Most of these exchanges will also typically have their own native cryptocurrency. However, its primary role will be to reduce transaction fees on the CEX. These exchanges follow regulatory guidelines and will require users to complete a Know Your Customer (KYC) process.
If you want to begin your path toward making cryptocurrency investments and want to leverage the power of automation, you can utilize ZenDCA to automate any on-exchange process.
Jumping Into Decentralized Exchanges (DEXs)
Decentralized exchanges, on the other hand, do things a bit differently. A decentralized exchange does not need to rely on a central authority at any point in time, as it uses a system of users and their devices to remain online.
The network is decentralized and widely distributed, which means that each user has an equal share in the ownership of the exchange.
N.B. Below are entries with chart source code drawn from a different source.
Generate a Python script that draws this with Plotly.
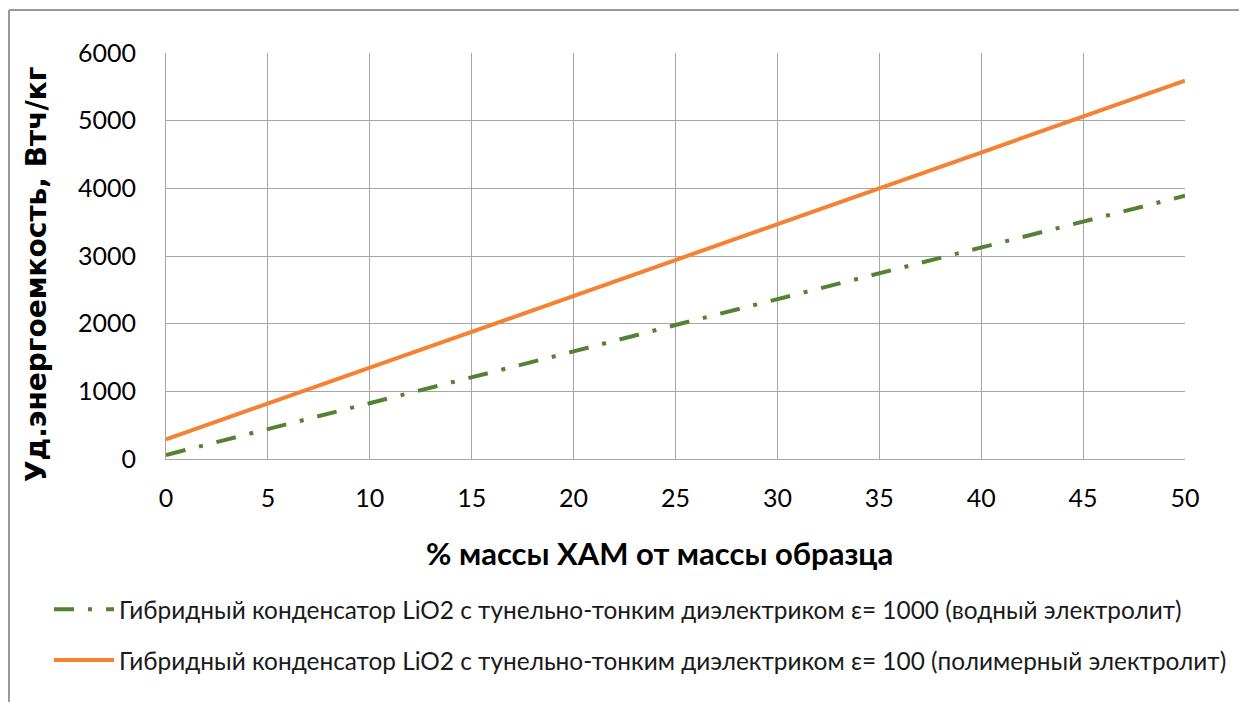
import plotly.graph_objects as go

x_vals = [0, 5, 10, 15, 20, 25, 30, 35, 40, 45, 50]
green_vals = [60, 440, 830, 1210, 1590, 1980, 2360, 2740, 3120, 3510, 3890]
orange_vals = [290, 820, 1350, 1880, 2410, 2940, 3470, 4000, 4530, 5060, 5590]
green_name = "Гибридный конденсатор LiO2 с тунельно-тонким диэлектриком ε= 1000 (водный электролит)"
orange_name = "Гибридный конденсатор LiO2 с тунельно-тонким диэлектриком ε= 100 (полимерный электролит)"
x_title = "% массы ХАМ от массы образца"
y_title = "Уд.энергоемкость, Втч/кг"
x_ticks = [0, 5, 10, 15, 20, 25, 30, 35, 40, 45, 50]
y_ticks = [0, 1000, 2000, 3000, 4000, 5000, 6000]

FONT = "Lato, Open Sans, sans-serif"
GRID = "#a6a6a6"

fig = go.Figure()
fig.add_trace(go.Scatter(x=x_vals, y=green_vals, mode="lines", name=green_name, legendgroup="g",
                         line=dict(color="#548235", width=4, dash="20px,14px,4px,14px")))
fig.add_trace(go.Scatter(x=x_vals, y=orange_vals, mode="lines", name=orange_name, legendgroup="o",
                         line=dict(color="#f58132", width=4)))

OFF = 8  # page offset of the figure inside the window
W, H = 1247 - OFF, 702 - OFF
# desired screen positions of plot area
SX0, SX1, SY0, SY1 = 166, 1185, 53, 459
L = SX0 - OFF
R = W - (SX1 - OFF)
T = SY0 - OFF
B = H - (SY1 - OFF)
pw = SX1 - SX0
ph = SY1 - SY0

def sx(px):
    return (px - SX0) / pw

def sy(py):
    return (SY1 - py) / ph

fig.update_layout(
    width=W, height=H,
    margin=dict(l=L, r=R, t=T, b=B),
    paper_bgcolor="white", plot_bgcolor="white",
    font=dict(family=FONT, color="#000000", size=22),
    showlegend=True,
    legend=dict(orientation="v", x=sx(49), y=sy(587), xanchor="left", yanchor="top",
                font=dict(family=FONT, size=24.4, color="#1a1a1a"), tracegroupgap=16,
                traceorder="grouped", itemwidth=60, bgcolor="rgba(0,0,0,0)"),
    xaxis=dict(range=[0, 50], tickvals=x_ticks, showgrid=True, gridcolor=GRID, gridwidth=1,
               showline=True, linecolor=GRID, linewidth=1, mirror=False, zeroline=False,
               tickfont=dict(family=FONT, size=25), ticks="", ticklabelstandoff=17),
    yaxis=dict(range=[0, 6000], tickvals=y_ticks, showgrid=True, gridcolor=GRID, gridwidth=1,
               showline=True, linecolor=GRID, linewidth=1, zeroline=False,
               tickfont=dict(family=FONT, size=25), ticks="", ticklabelstandoff=24),
)

fig.add_annotation(text="<b>" + y_title + "</b>", textangle=-90, xref="paper", yref="paper",
                   x=sx(36), y=sy(275), xanchor="center", yanchor="middle", showarrow=False,
                   font=dict(family="DejaVu Sans", size=28, color="#000000"))
fig.add_annotation(text="<b>" + x_title + "</b>", xref="paper", yref="paper",
                   x=sx(659), y=sy(553), xanchor="center", yanchor="middle", showarrow=False,
                   font=dict(family=FONT, size=31, color="#000000"))

fig.add_shape(type="line", xref="paper", yref="paper", x0=sx(9), x1=sx(1260),
              y0=sy(10), y1=sy(10), line=dict(color="#999999", width=2))
fig.add_shape(type="line", xref="paper", yref="paper", x0=sx(9), x1=sx(9),
              y0=sy(10), y1=sy(720), line=dict(color="#999999", width=2))

fig.write_html("out.html")
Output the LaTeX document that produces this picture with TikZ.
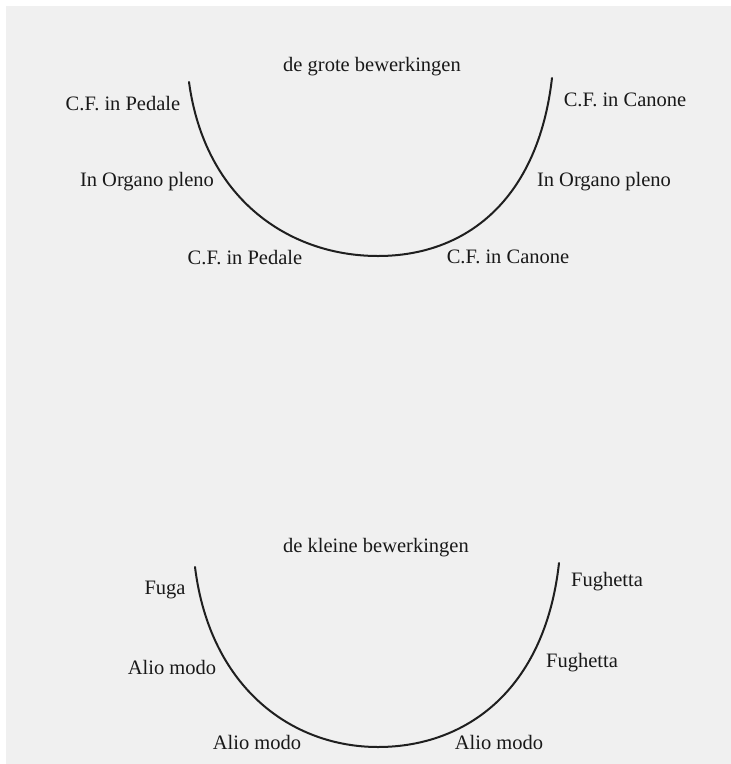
\documentclass[tikz,border=0pt]{standalone}
\usepackage{fontspec}
\setmainfont{Liberation Serif}
\tikzset{
  lbl/.style={font=\fontsize{20.5}{24}\selectfont,text=black!90,inner sep=0pt},
  bowl/.style={draw=black!88,line width=2pt,line cap=round}
}
\begin{document}
\begin{tikzpicture}[x=1pt,y=-1pt]
  \useasboundingbox (0,0) rectangle (731,764);
  \fill[white] (0,0) rectangle (731,764);
  \fill[black!6] (6,6) rectangle (731,764);
  % de grote bewerkingen
  \coordinate (gl) at (189,82);
  \coordinate (gb) at (378,256);
  \coordinate (gr) at (552,78);
  \draw[bowl] (gl) .. controls (205,200) and (290,256) .. (gb)
    .. controls (466,256) and (538,200) .. (gr);
  \node[lbl] (gtitle) at (372,67) {de grote bewerkingen};
  \node[lbl] (gped1) at (123,104) {C.F. in Pedale};
  \node[lbl] (gcan1) at (625,100) {C.F. in Canone};
  \node[lbl] (gorg1) at (147,182) {In Organo pleno};
  \node[lbl] (gorg2) at (604,182) {In Organo pleno};
  \node[lbl] (gped2) at (245,258) {C.F. in Pedale};
  \node[lbl] (gcan2) at (508,257) {C.F. in Canone};
  % de kleine bewerkingen
  \coordinate (kl) at (195,567);
  \coordinate (kb) at (378,747);
  \coordinate (kr) at (559,563);
  \draw[bowl] (kl) .. controls (210,688) and (292,747) .. (kb)
    .. controls (466,747) and (545,690) .. (kr);
  \node[lbl] (ktitle) at (376,548) {de kleine bewerkingen};
  \node[lbl] (kfuga) at (165,590) {Fuga};
  \node[lbl] (kfgh1) at (607,582) {Fughetta};
  \node[lbl] (kalio1) at (172,667) {Alio modo};
  \node[lbl] (kfgh2) at (582,663) {Fughetta};
  \node[lbl] (kalio2) at (257,742) {Alio modo};
  \node[lbl] (kalio3) at (499,742) {Alio modo};
\end{tikzpicture}
\end{document}
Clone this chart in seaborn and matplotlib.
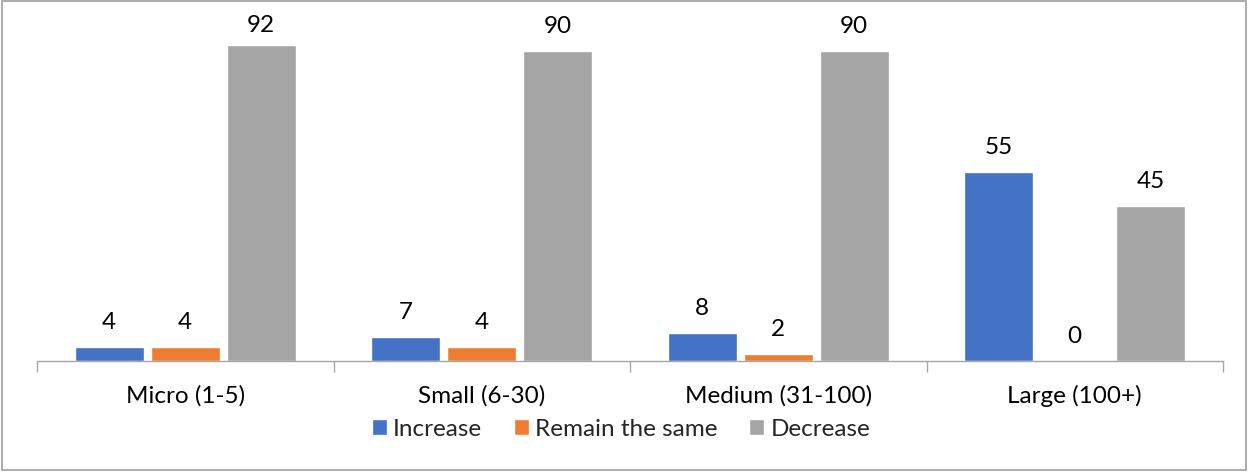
import matplotlib
matplotlib.use("Agg")
import matplotlib.pyplot as plt
from matplotlib.patches import Rectangle
import pandas as pd
import seaborn as sns

# Survey results by enterprise size (percent of respondents)
categories = ["Micro (1-5)", "Small (6-30)", "Medium (31-100)", "Large (100+)"]
series_names = ["Increase", "Remain the same", "Decrease"]
increase = [4, 7, 8, 55]
remain_same = [4, 4, 2, 0]
decrease = [92, 90, 90, 45]
colors = ["#4472C4", "#ED7D31", "#A5A5A5"]

rows = []
for name, vals in zip(series_names, [increase, remain_same, decrease]):
    for cat, v in zip(categories, vals):
        rows.append({"size": cat, "change": name, "pct": v})
df = pd.DataFrame(rows)

sns.set_theme(style="white")
plt.rcParams["font.family"] = ["Lato", "DejaVu Sans"]
FS = 17.5

W, H = 1250, 472
fig = plt.figure(figsize=(W / 100, H / 100), dpi=100)
ax = fig.add_axes([37 / W, 1 - 361 / H, (1223 - 37) / W, (361 - 17) / H])

sns.barplot(data=df, x="size", y="pct", hue="change", order=categories,
            hue_order=series_names, palette=colors, saturation=1,
            width=0.769, gap=0.092, ax=ax, errorbar=None, legend=True)

ax.set_ylim(0, 100)
ax.set_xlim(-0.5, len(categories) - 0.5)

# value labels above each bar
px_per_unit = (361 - 17) / 100
lab_off = 18 / px_per_unit
for cont, name in zip(ax.containers, series_names):
    for bar, v in zip(cont, df[df["change"] == name]["pct"]):
        xc = bar.get_x() + bar.get_width() / 2
        y = min(v + lab_off, 95.6)
        ax.text(xc, y, f"{v:g}", ha="center", va="baseline", fontsize=FS,
                color="black")

for s in ["top", "left", "right"]:
    ax.spines[s].set_visible(False)
ax.spines["bottom"].set_color("#A6A6A6")
ax.spines["bottom"].set_linewidth(1.0)
ax.set_yticks([])
ax.set_xlabel("")
ax.set_ylabel("")
ax.set_xticks(range(len(categories)))
ax.set_xticklabels(categories, fontsize=FS, color="black")
ax.set_xticks([i - 0.5 for i in range(len(categories) + 1)], minor=True)
ax.tick_params(axis="x", which="major", length=0, pad=17)
ax.tick_params(axis="x", which="minor", length=8, width=1.0, color="#A6A6A6",
               direction="out", bottom=True)

handles, labels = ax.get_legend_handles_labels()
ax.legend_.remove()
fig.legend(handles, labels, loc="center", bbox_to_anchor=(621 / W, 1 - 429 / H),
           ncol=3, frameon=False, fontsize=FS, handlelength=0.62,
           handleheight=0.62, handletextpad=0.25, columnspacing=1.3,
           borderpad=0, borderaxespad=0)

fig.patches.append(Rectangle((2 / W, 1 - 470 / H), (1246 - 2) / W, (470 - 1) / H,
                             transform=fig.transFigure, fill=False,
                             edgecolor="#A6A6A6", linewidth=1.3))

fig.savefig("out.png", dpi=100)
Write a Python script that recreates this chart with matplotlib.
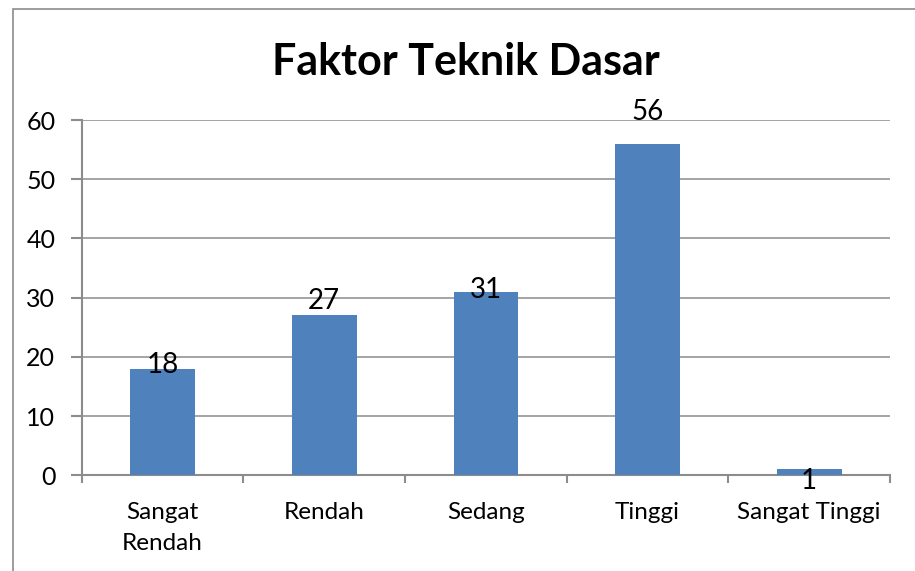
import matplotlib.pyplot as plt
import matplotlib.patches as patches
from matplotlib.ticker import MultipleLocator, FixedLocator

categories = ["Sangat\nRendah", "Rendah", "Sedang", "Tinggi", "Sangat Tinggi"]
counts = [18, 27, 31, 56, 1]
title = "Faktor Teknik Dasar"

# label offsets (points) from bar top, as placed in the original
label_offsets = [3, 10.5, 1.5, 22.5, -8.5]

plt.rcParams['font.family'] = ['Lato', 'DejaVu Sans']

fig = plt.figure(figsize=(9.15, 5.71), dpi=100)
ax = fig.add_axes([81.7 / 915, (571 - 475.3) / 571, (890 - 81.7) / 915, (475.3 - 120) / 571])

grey = "#8c8c8c"
xs = list(range(len(categories)))
bars = ax.bar(xs, counts, width=0.4, color="#4f81bd", zorder=3)

for b, v, off in zip(bars, counts, label_offsets):
    ax.annotate(str(v), (b.get_x() + b.get_width() / 2, v), xytext=(0, off),
                textcoords="offset points", ha="center", va="center",
                fontsize=20, color="black", zorder=4)

ax.set_xlim(-0.5, len(categories) - 0.5)
ax.set_ylim(0, 60)
ax.yaxis.set_major_locator(MultipleLocator(10))
ax.set_xticks(xs)
ax.set_xticklabels(categories, fontsize=17.5, linespacing=1.6)
ax.xaxis.set_minor_locator(FixedLocator([i - 0.5 for i in range(len(categories) + 1)]))
ax.tick_params(axis="x", which="major", length=0, pad=19)
ax.tick_params(axis="x", which="minor", length=6, width=1.5, color=grey, direction="out")
ax.tick_params(axis="y", length=8, width=1.5, color=grey, labelsize=18, pad=11)

ax.grid(axis="y", color=grey, linewidth=1.1, zorder=0)
for s in ["top", "right"]:
    ax.spines[s].set_visible(False)
for s in ["left", "bottom"]:
    ax.spines[s].set_color(grey)
    ax.spines[s].set_linewidth(1.5)
    ax.spines[s].set_zorder(2)

fig.text(466 / 915, (571 - 75) / 571, title, ha="center", va="baseline",
         fontsize=31, fontweight="bold")

border = patches.Rectangle((12.5 / 915, -0.1), 1.2, (571 - 8.5) / 571 + 0.1,
                           transform=fig.transFigure, fill=False, edgecolor=grey,
                           linewidth=1.2, clip_on=False)
fig.patches.append(border)

fig.savefig("out.png", dpi=100)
Furthermore, these DEXs will also have their own native cryptocurrency; however, in their case, it would get used for the process of governance, where users can vote for the future changes and developments of the exchange in question.
Another noteworthy difference is the fact that you cannot buy crypto with FIAT and that each user has full ownership over their private keys and cryptocurrency wallet.
While this gives each user a much higher level of security and control over their crypto, again, this is also a double-edged sword; if they lose access to or forget their private keys, they risk losing their cryptocurrencies forever. These exchanges do not require users to complete a Know Your Customer (KYC) process, ensuring that they remain anonymous.
Some of the most notable examples here include Uniswap, SushiSwap, Balancer, and Curve, each unique in its own way. Some DEXs have also been known to have liquidity issues because the users are the market makers, not the centralized exchange.
Most DEXs that implement the Automated Market Maker (AMM) model reward users who provide liquidity to their DEX with the native cryptocurrency, which is received as a reward.
Picking the Right Exchange For Your Needs
Many centralized cryptocurrency exchanges have failed historically. From Mt. Gox to a more recent example with FTX.com, centralized exchanges can suffer due to bad maintenance and bad management. However, there have also been numerous successful examples of solid, well-functioning exchanges which have stood the test of time.
If you are looking for an easy way to get into crypto and have no crypto, a CEX will be the perfect entry point, as you can buy crypto with FIAT, store them directly on the on-exchange wallet, and use features that are typically not found on DEXs.
However, once you get comfortable with using cryptocurrencies, switching to DEXs has been recommended by many due to the fact that you retain full control over your wallet, and there is a lesser risk of the DEX failing as it is fully decentralized and community-run.
There is a role for both types of exchanges in the crypto space, and each of them is favored by different people for different reasons. Each exchange type has its pros and cons, and ultimately, the choice depends on what the user actually needs.